Reviews

Torch Song Trilogy

The outrageous, hysterical and irresistible off-Broadway performance of Harvey Fierstein in his own quasi-autobiographical Torch Song Trilogy was one of the great New York theatre events of the early 1980s. I stood up and ovated at the end, like everyone else.

It’s still quite something to have an impassioned, unruly stage soap about a drag queen called Arnold Beckoff trawling the back rooms of low dives, falling in love with a bisexual teacher, losing a young boyfriend in a queer bashing assault and settling down in Manhattan with plans to adopt a teenage delinquent.
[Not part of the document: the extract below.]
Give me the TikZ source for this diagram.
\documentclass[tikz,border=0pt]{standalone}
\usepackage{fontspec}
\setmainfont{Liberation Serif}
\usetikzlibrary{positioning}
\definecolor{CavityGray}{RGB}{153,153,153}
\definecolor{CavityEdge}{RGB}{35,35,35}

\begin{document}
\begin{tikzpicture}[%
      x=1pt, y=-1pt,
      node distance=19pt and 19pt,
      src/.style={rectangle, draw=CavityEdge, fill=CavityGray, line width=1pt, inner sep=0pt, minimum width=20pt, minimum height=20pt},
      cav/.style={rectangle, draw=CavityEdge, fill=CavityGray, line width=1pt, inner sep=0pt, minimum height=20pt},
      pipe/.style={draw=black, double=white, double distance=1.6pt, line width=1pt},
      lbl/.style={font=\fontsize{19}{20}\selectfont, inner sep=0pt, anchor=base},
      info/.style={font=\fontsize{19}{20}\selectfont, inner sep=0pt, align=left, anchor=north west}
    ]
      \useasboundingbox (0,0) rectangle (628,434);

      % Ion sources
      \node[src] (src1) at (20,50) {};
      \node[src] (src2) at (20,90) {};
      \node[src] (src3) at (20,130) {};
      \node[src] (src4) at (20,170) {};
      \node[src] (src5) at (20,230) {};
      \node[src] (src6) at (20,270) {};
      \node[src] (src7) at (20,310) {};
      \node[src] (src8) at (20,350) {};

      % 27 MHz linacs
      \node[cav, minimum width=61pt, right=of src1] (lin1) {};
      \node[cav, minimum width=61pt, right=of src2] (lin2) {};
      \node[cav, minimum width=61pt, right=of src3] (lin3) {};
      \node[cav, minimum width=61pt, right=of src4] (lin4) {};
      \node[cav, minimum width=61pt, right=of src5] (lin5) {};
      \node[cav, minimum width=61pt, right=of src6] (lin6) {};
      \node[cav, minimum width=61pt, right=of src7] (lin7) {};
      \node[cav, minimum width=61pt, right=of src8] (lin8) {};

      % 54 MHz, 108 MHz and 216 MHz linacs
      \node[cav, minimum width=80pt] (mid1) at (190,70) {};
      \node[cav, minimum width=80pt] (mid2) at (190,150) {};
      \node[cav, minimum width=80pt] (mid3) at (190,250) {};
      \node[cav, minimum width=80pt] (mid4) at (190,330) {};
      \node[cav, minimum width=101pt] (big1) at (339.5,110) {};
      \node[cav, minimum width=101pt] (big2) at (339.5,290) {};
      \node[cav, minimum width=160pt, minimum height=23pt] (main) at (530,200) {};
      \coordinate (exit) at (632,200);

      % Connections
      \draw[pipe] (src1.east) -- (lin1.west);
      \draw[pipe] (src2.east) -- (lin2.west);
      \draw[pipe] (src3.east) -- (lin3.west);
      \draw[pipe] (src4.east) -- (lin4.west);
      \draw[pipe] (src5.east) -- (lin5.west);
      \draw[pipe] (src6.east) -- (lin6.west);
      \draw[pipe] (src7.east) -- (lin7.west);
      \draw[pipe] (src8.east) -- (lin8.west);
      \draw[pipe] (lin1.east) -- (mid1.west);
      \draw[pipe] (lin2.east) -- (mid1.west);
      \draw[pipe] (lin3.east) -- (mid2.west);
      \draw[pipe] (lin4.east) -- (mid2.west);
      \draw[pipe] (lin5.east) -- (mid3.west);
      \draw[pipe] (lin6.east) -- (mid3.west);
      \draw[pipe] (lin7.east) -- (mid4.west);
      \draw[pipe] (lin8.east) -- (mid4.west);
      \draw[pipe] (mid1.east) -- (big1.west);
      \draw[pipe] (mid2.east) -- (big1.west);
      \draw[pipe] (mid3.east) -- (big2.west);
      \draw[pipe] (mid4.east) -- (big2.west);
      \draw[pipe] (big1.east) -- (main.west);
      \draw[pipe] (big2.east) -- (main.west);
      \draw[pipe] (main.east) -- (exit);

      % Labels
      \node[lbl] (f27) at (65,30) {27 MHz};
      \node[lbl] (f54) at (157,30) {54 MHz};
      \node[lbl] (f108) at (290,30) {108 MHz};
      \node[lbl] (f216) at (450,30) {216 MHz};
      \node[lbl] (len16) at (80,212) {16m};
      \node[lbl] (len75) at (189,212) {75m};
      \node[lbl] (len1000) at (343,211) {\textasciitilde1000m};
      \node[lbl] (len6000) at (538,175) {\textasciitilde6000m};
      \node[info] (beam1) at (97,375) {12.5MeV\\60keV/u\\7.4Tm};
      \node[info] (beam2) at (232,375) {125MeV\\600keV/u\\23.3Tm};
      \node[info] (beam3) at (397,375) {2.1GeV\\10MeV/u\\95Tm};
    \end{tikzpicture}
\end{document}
Despite the best efforts of David Bedella as Arnold, who plays down the monstrosity while attending to the grace notes, the show, cut by an hour in Douglas Hodge’s nearly three-hour production (as it was when Antony Sher led the West End première in 1985), is still too baggy and flabby without Fierstein; and the big joke of a gay fantasia subsiding into formal sitcom respectability is too flattened out.

Torch Song’s rambling imperfections and glorious special pleadings, once its strength, have become its slow-down weakness. And the central section, “Fugue in a Nursery,” which shows Arnold and his young lover Alan (Tom Rhys Harries) romping metaphorically in a large bed with the teacher (Joe McFadden) and his crop-haired wife Laurel (Laura Pyper) is now more a barrage of wispy clichés than a barrel of loaded laughs.

David
Bedella & Sara Kestelman in Torch Song Trilogy

In the third panel, or triptych, “Widows and Children First,” Arnold’s Jewish mother (Sara Kestelman) comes to call, making latkes, still harbouring vague hopes that Arnold might find the right girl and finally accepting the new domestic arrangements, though shocked to learn that the intended adoptee, David, who has survived three foster homes so far, is gay: “But he’s only been here six months!”
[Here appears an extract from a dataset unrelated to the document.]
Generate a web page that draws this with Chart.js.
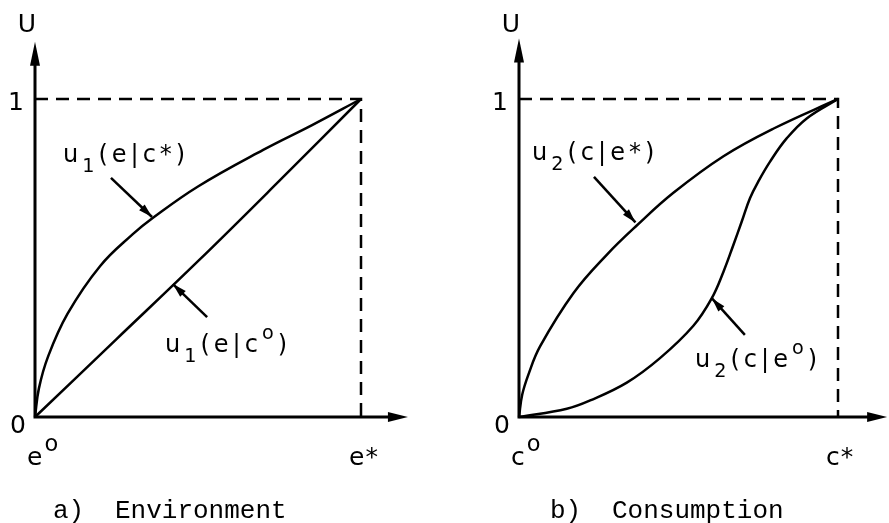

It is brave, risky almost, of Hodge to have both Alan and David played so ostentatiously “out” by Rhys Harries and newcomer Perry Millward (with a bruised eye and a Jedward hairstyle), and he doesn’t duck the tricky issue here of adoption instincts getting muddled with sexual engagement; this is the most notable area of sociological commentary in the play.

Another Hodge idea is to have the torch songs of the first part, “The International Stud,” sung by the actors (not a separate singer) themselves, accompanied by harpist Rebecca Royce, with Rodgers and Hart’s “My Funny Valentine” emerging as the show’s theme tune. And there’s a great low-key ensemble song of defiance at the end.

Mostly, though, the evening is slightly uphill work, without the pyrotechnical bravura of the show’s writer/performer to lighten the load and provide the whiplash venom needed for Arnold’s exchanges with his mother. Joe McFadden is touchingly sympathetic as the teacher, but the play’s most likeable character is Laura Pyper’s gamine, good-natured Laurel, caught in a whirlpool of sexual cross currents that leave her confused without bitterness.